§ Work instructions: Retype all of the data exactly as given.
•••
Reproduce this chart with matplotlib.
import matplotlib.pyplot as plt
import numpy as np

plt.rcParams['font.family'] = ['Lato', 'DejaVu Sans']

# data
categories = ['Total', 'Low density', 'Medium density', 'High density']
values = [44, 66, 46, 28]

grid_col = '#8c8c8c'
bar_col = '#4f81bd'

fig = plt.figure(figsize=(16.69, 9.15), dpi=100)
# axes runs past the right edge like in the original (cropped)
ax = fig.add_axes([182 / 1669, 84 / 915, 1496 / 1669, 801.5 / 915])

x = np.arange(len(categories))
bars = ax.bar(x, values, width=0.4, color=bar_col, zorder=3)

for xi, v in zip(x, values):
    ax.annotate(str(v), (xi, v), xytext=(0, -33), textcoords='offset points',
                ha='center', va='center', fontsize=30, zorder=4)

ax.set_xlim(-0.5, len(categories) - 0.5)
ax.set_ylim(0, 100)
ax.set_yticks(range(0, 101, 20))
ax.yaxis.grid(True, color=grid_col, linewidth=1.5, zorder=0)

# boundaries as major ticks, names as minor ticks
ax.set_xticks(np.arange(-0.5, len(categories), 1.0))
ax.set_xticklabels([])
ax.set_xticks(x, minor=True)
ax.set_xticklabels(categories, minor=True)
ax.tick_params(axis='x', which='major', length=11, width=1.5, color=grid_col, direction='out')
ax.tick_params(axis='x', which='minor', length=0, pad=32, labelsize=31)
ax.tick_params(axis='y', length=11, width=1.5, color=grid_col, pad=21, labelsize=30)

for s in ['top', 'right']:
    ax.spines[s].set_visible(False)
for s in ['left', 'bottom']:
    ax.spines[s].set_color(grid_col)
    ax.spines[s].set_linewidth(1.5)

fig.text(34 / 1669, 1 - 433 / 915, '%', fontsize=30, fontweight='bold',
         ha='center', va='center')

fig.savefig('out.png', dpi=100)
•••
§ The solution:
Reproduce this chart with matplotlib.
import matplotlib.pyplot as plt
import numpy as np

plt.rcParams['font.family'] = ['Lato', 'DejaVu Sans']

# data
categories = ['Total', 'Low density', 'Medium density', 'High density']
values = [44, 66, 46, 28]

grid_col = '#8c8c8c'
bar_col = '#4f81bd'

fig = plt.figure(figsize=(16.69, 9.15), dpi=100)
# axes runs past the right edge like in the original (cropped)
ax = fig.add_axes([182 / 1669, 84 / 915, 1496 / 1669, 801.5 / 915])

x = np.arange(len(categories))
bars = ax.bar(x, values, width=0.4, color=bar_col, zorder=3)

for xi, v in zip(x, values):
    ax.annotate(str(v), (xi, v), xytext=(0, -33), textcoords='offset points',
                ha='center', va='center', fontsize=30, zorder=4)

ax.set_xlim(-0.5, len(categories) - 0.5)
ax.set_ylim(0, 100)
ax.set_yticks(range(0, 101, 20))
ax.yaxis.grid(True, color=grid_col, linewidth=1.5, zorder=0)

# boundaries as major ticks, names as minor ticks
ax.set_xticks(np.arange(-0.5, len(categories), 1.0))
ax.set_xticklabels([])
ax.set_xticks(x, minor=True)
ax.set_xticklabels(categories, minor=True)
ax.tick_params(axis='x', which='major', length=11, width=1.5, color=grid_col, direction='out')
ax.tick_params(axis='x', which='minor', length=0, pad=32, labelsize=31)
ax.tick_params(axis='y', length=11, width=1.5, color=grid_col, pad=21, labelsize=30)

for s in ['top', 'right']:
    ax.spines[s].set_visible(False)
for s in ['left', 'bottom']:
    ax.spines[s].set_color(grid_col)
    ax.spines[s].set_linewidth(1.5)

fig.text(34 / 1669, 1 - 433 / 915, '%', fontsize=30, fontweight='bold',
         ha='center', va='center')

fig.savefig('out.png', dpi=100)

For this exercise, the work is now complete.